» **MATERIAL**:

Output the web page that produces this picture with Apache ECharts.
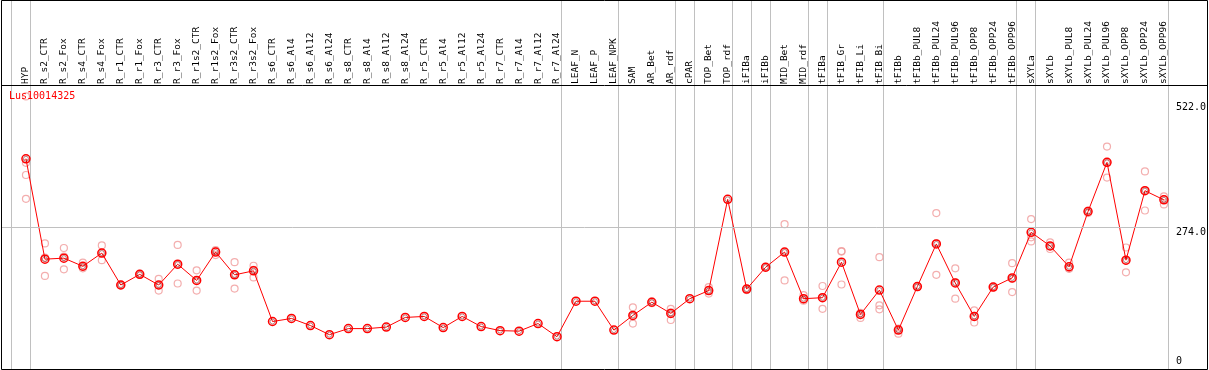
<!DOCTYPE html>
<html>
<head>
<meta charset="utf-8">
<script src="https://cdn.jsdelivr.net/npm/echarts@6/dist/echarts.min.js"></script>
<style>
html,body{margin:0;padding:0;background:#fff;}
#chart{width:1209px;height:370px;}
</style>
</head>
<body>
<div id="chart"></div>
<script>
// ---- data ----
const geneName = 'Lus10014325';
const categories = ['HYP','R_s2_CTR','R_s2_Fox','R_s4_CTR','R_s4_Fox','R_r1_CTR','R_r1_Fox','R_r3_CTR','R_r3_Fox',
  'R_r1s2_CTR','R_r1s2_Fox','R_r3s2_CTR','R_r3s2_Fox','R_s6_CTR','R_s6_Al4','R_s6_Al12','R_s6_Al24',
  'R_s8_CTR','R_s8_Al4','R_s8_Al12','R_s8_Al24','R_r5_CTR','R_r5_Al4','R_r5_Al12','R_r5_Al24',
  'R_r7_CTR','R_r7_Al4','R_r7_Al12','R_r7_Al24','LEAF_N','LEAF_P','LEAF_NPK','SAM','AR_Bet','AR_rdf',
  'cPAR','TOP_Bet','TOP_rdf','iFIBa','iFIBb','MID_Bet','MID_rdf','tFIBa','tFIB_Gr','tFIB_Li','tFIB_Bi',
  'tFIBb','tFIBb_PUL8','tFIBb_PUL24','tFIBb_PUL96','tFIBb_OPP8','tFIBb_OPP24','tFIBb_OPP96',
  'sXYLa','sXYLb','sXYLb_PUL8','sXYLb_PUL24','sXYLb_PUL96','sXYLb_OPP8','sXYLb_OPP24','sXYLb_OPP96'];
const meanValues = [410,212,214,198,224,161,182,161,202,170,226,181,189,89,95,81,63,75,75,78,97,99,77,99,79,
  71,70,85,59,129,129,72,101,127,105,134,150,330,153,196,226,134,136,206,103,151,72,158,242,165,99,157,175,
  265,238,197,306,403,210,347,329];
const replicateValues = [
  [533,402,378,331],[243,215,179],[234,217,192],[205,197,194],[239,224,210],[162,160,161],[183,181,182],
  [173,160,150],[240,201,164],[190,170,150],[230,228,220],[206,182,154],[199,191,176],
  [],[],[],[],[],[],[],[],[],[],[],[],[],[],[],[],[],[],[],
  [117,100,85],[129,125],[114,107,92],[],[157,150,144],[],[154,151],[197,195],[281,226,170],[141,132,130],
  [159,136,114],[227,228,162],[106,103,96],[216,121,113],[75,72,65],[159,157],[303,243,181],[194,166,134],
  [111,100,87],[158,156],[204,173,147],[291,255,247],[245,238,232],[205,194,193],[308,306,303],
  [434,402,373],[235,209,186],[385,347,308],[336,330,320]];
const groupEnds = [-1,0,28,31,34,35,37,38,39,41,42,45,52,53,60];
const yTickTop = [274,522];
const yTickBottom = [0];
const refLineValue = 274;

// ---- build ----
const FONT = "'DejaVu Sans Mono', 'Liberation Mono', monospace";
const meanData = meanValues.map((v,i)=>[i,v]);
const repData = [];
replicateValues.forEach((arr,i)=>arr.forEach(v=>repData.push([i,v])));
const catIdx = categories.map((c,i)=>i);

const chart = echarts.init(document.getElementById('chart'), null, {renderer:'canvas'});
const xMin = -25/19, xMax = 1144/19;
const yMin = -4.7, yMax = 553.6;

const option = {
  animation:false,
  backgroundColor:'#fff',
  title:{text:geneName,left:9,top:91,padding:0,textStyle:{color:'#ff0000',fontSize:10,fontWeight:'normal',fontFamily:FONT}},
  grid:{left:1,right:39,top:86,bottom:1,containLabel:false},
  xAxis:{type:'value',position:'top',min:xMin,max:xMax,
    axisLine:{show:false},axisTick:{show:false},splitLine:{show:false},
    axisLabel:{customValues:catIdx,rotate:90,margin:2,color:'#000',fontSize:9.5,fontFamily:FONT,
      formatter:v=>categories[Math.round(v)]||''}},
  yAxis:[
    {type:'value',position:'right',min:yMin,max:yMax,
      axisLine:{show:false},axisTick:{show:false},splitLine:{show:false},
      axisLabel:{customValues:yTickTop,verticalAlign:'top',margin:8,color:'#000',fontSize:10,fontFamily:FONT,
        formatter:v=>v.toFixed(1)}},
    {type:'value',position:'right',min:yMin,max:yMax,
      axisLine:{show:false},axisTick:{show:false},splitLine:{show:false},
      axisLabel:{customValues:yTickBottom,verticalAlign:'bottom',margin:8,color:'#000',fontSize:10,fontFamily:FONT,
        formatter:v=>String(v)}}
  ],
  graphic:[
    {type:'rect',shape:{x:1.5,y:0.5,width:1206,height:369},style:{fill:'none',stroke:'#000',lineWidth:1},z:100,silent:true},
    {type:'line',shape:{x1:1,y1:85.5,x2:1208,y2:85.5},style:{stroke:'#000',lineWidth:1},z:100,silent:true}
  ],
  series:[
    {type:'custom',data:groupEnds.map(g=>[g,0]),encode:{x:0,y:1},silent:true,z:1,clip:false,
      renderItem:function(params,api){
        const x=Math.round(api.coord([api.value(0),0])[0]+4)+0.5;
        const cs=params.coordSys;
        return {type:'line',shape:{x1:x,y1:0,x2:x,y2:cs.y+cs.height},style:{stroke:'#c0c0c0',lineWidth:1}};
      }},
    {type:'line',data:[],silent:true,z:1,
      markLine:{silent:true,symbol:'none',label:{show:false},lineStyle:{color:'#c0c0c0',width:1,type:'solid'},
        data:[{yAxis:refLineValue}]}},
    {type:'scatter',data:repData,symbol:'circle',symbolSize:7,silent:true,z:2,
      itemStyle:{color:'rgba(0,0,0,0)',borderColor:'#f09a9a',borderWidth:1.2}},
    {type:'line',data:meanData,symbol:'circle',symbolSize:8,showAllSymbol:true,silent:true,z:3,
      lineStyle:{color:'#ff0000',width:1},
      itemStyle:{color:'rgba(0,0,0,0)',borderColor:'#ff0000',borderWidth:1.5}},
    {type:'scatter',data:meanData,symbol:'circle',symbolSize:5,silent:true,z:4,
      itemStyle:{color:'rgba(0,0,0,0)',borderColor:'#700000',borderWidth:0.6}}
  ]
};
chart.setOption(option);
</script>
</body>
</html>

» **SHORT PROBLEM**: Write out the listing above exactly as it stands, pictures excluded.

» **OUTPUT**:
Output the web page that produces this picture with Apache ECharts.
<!DOCTYPE html>
<html>
<head>
<meta charset="utf-8">
<script src="https://cdn.jsdelivr.net/npm/echarts@6/dist/echarts.min.js"></script>
<style>
html,body{margin:0;padding:0;background:#fff;}
#chart{width:1209px;height:370px;}
</style>
</head>
<body>
<div id="chart"></div>
<script>
// ---- data ----
const geneName = 'Lus10014325';
const categories = ['HYP','R_s2_CTR','R_s2_Fox','R_s4_CTR','R_s4_Fox','R_r1_CTR','R_r1_Fox','R_r3_CTR','R_r3_Fox',
  'R_r1s2_CTR','R_r1s2_Fox','R_r3s2_CTR','R_r3s2_Fox','R_s6_CTR','R_s6_Al4','R_s6_Al12','R_s6_Al24',
  'R_s8_CTR','R_s8_Al4','R_s8_Al12','R_s8_Al24','R_r5_CTR','R_r5_Al4','R_r5_Al12','R_r5_Al24',
  'R_r7_CTR','R_r7_Al4','R_r7_Al12','R_r7_Al24','LEAF_N','LEAF_P','LEAF_NPK','SAM','AR_Bet','AR_rdf',
  'cPAR','TOP_Bet','TOP_rdf','iFIBa','iFIBb','MID_Bet','MID_rdf','tFIBa','tFIB_Gr','tFIB_Li','tFIB_Bi',
  'tFIBb','tFIBb_PUL8','tFIBb_PUL24','tFIBb_PUL96','tFIBb_OPP8','tFIBb_OPP24','tFIBb_OPP96',
  'sXYLa','sXYLb','sXYLb_PUL8','sXYLb_PUL24','sXYLb_PUL96','sXYLb_OPP8','sXYLb_OPP24','sXYLb_OPP96'];
const meanValues = [410,212,214,198,224,161,182,161,202,170,226,181,189,89,95,81,63,75,75,78,97,99,77,99,79,
  71,70,85,59,129,129,72,101,127,105,134,150,330,153,196,226,134,136,206,103,151,72,158,242,165,99,157,175,
  265,238,197,306,403,210,347,329];
const replicateValues = [
  [533,402,378,331],[243,215,179],[234,217,192],[205,197,194],[239,224,210],[162,160,161],[183,181,182],
  [173,160,150],[240,201,164],[190,170,150],[230,228,220],[206,182,154],[199,191,176],
  [],[],[],[],[],[],[],[],[],[],[],[],[],[],[],[],[],[],[],
  [117,100,85],[129,125],[114,107,92],[],[157,150,144],[],[154,151],[197,195],[281,226,170],[141,132,130],
  [159,136,114],[227,228,162],[106,103,96],[216,121,113],[75,72,65],[159,157],[303,243,181],[194,166,134],
  [111,100,87],[158,156],[204,173,147],[291,255,247],[245,238,232],[205,194,193],[308,306,303],
  [434,402,373],[235,209,186],[385,347,308],[336,330,320]];
const groupEnds = [-1,0,28,31,34,35,37,38,39,41,42,45,52,53,60];
const yTickTop = [274,522];
const yTickBottom = [0];
const refLineValue = 274;

// ---- build ----
const FONT = "'DejaVu Sans Mono', 'Liberation Mono', monospace";
const meanData = meanValues.map((v,i)=>[i,v]);
const repData = [];
replicateValues.forEach((arr,i)=>arr.forEach(v=>repData.push([i,v])));
const catIdx = categories.map((c,i)=>i);

const chart = echarts.init(document.getElementById('chart'), null, {renderer:'canvas'});
const xMin = -25/19, xMax = 1144/19;
const yMin = -4.7, yMax = 553.6;

const option = {
  animation:false,
  backgroundColor:'#fff',
  title:{text:geneName,left:9,top:91,padding:0,textStyle:{color:'#ff0000',fontSize:10,fontWeight:'normal',fontFamily:FONT}},
  grid:{left:1,right:39,top:86,bottom:1,containLabel:false},
  xAxis:{type:'value',position:'top',min:xMin,max:xMax,
    axisLine:{show:false},axisTick:{show:false},splitLine:{show:false},
    axisLabel:{customValues:catIdx,rotate:90,margin:2,color:'#000',fontSize:9.5,fontFamily:FONT,
      formatter:v=>categories[Math.round(v)]||''}},
  yAxis:[
    {type:'value',position:'right',min:yMin,max:yMax,
      axisLine:{show:false},axisTick:{show:false},splitLine:{show:false},
      axisLabel:{customValues:yTickTop,verticalAlign:'top',margin:8,color:'#000',fontSize:10,fontFamily:FONT,
        formatter:v=>v.toFixed(1)}},
    {type:'value',position:'right',min:yMin,max:yMax,
      axisLine:{show:false},axisTick:{show:false},splitLine:{show:false},
      axisLabel:{customValues:yTickBottom,verticalAlign:'bottom',margin:8,color:'#000',fontSize:10,fontFamily:FONT,
        formatter:v=>String(v)}}
  ],
  graphic:[
    {type:'rect',shape:{x:1.5,y:0.5,width:1206,height:369},style:{fill:'none',stroke:'#000',lineWidth:1},z:100,silent:true},
    {type:'line',shape:{x1:1,y1:85.5,x2:1208,y2:85.5},style:{stroke:'#000',lineWidth:1},z:100,silent:true}
  ],
  series:[
    {type:'custom',data:groupEnds.map(g=>[g,0]),encode:{x:0,y:1},silent:true,z:1,clip:false,
      renderItem:function(params,api){
        const x=Math.round(api.coord([api.value(0),0])[0]+4)+0.5;
        const cs=params.coordSys;
        return {type:'line',shape:{x1:x,y1:0,x2:x,y2:cs.y+cs.height},style:{stroke:'#c0c0c0',lineWidth:1}};
      }},
    {type:'line',data:[],silent:true,z:1,
      markLine:{silent:true,symbol:'none',label:{show:false},lineStyle:{color:'#c0c0c0',width:1,type:'solid'},
        data:[{yAxis:refLineValue}]}},
    {type:'scatter',data:repData,symbol:'circle',symbolSize:7,silent:true,z:2,
      itemStyle:{color:'rgba(0,0,0,0)',borderColor:'#f09a9a',borderWidth:1.2}},
    {type:'line',data:meanData,symbol:'circle',symbolSize:8,showAllSymbol:true,silent:true,z:3,
      lineStyle:{color:'#ff0000',width:1},
      itemStyle:{color:'rgba(0,0,0,0)',borderColor:'#ff0000',borderWidth:1.5}},
    {type:'scatter',data:meanData,symbol:'circle',symbolSize:5,silent:true,z:4,
      itemStyle:{color:'rgba(0,0,0,0)',borderColor:'#700000',borderWidth:0.6}}
  ]
};
chart.setOption(option);
</script>
</body>
</html>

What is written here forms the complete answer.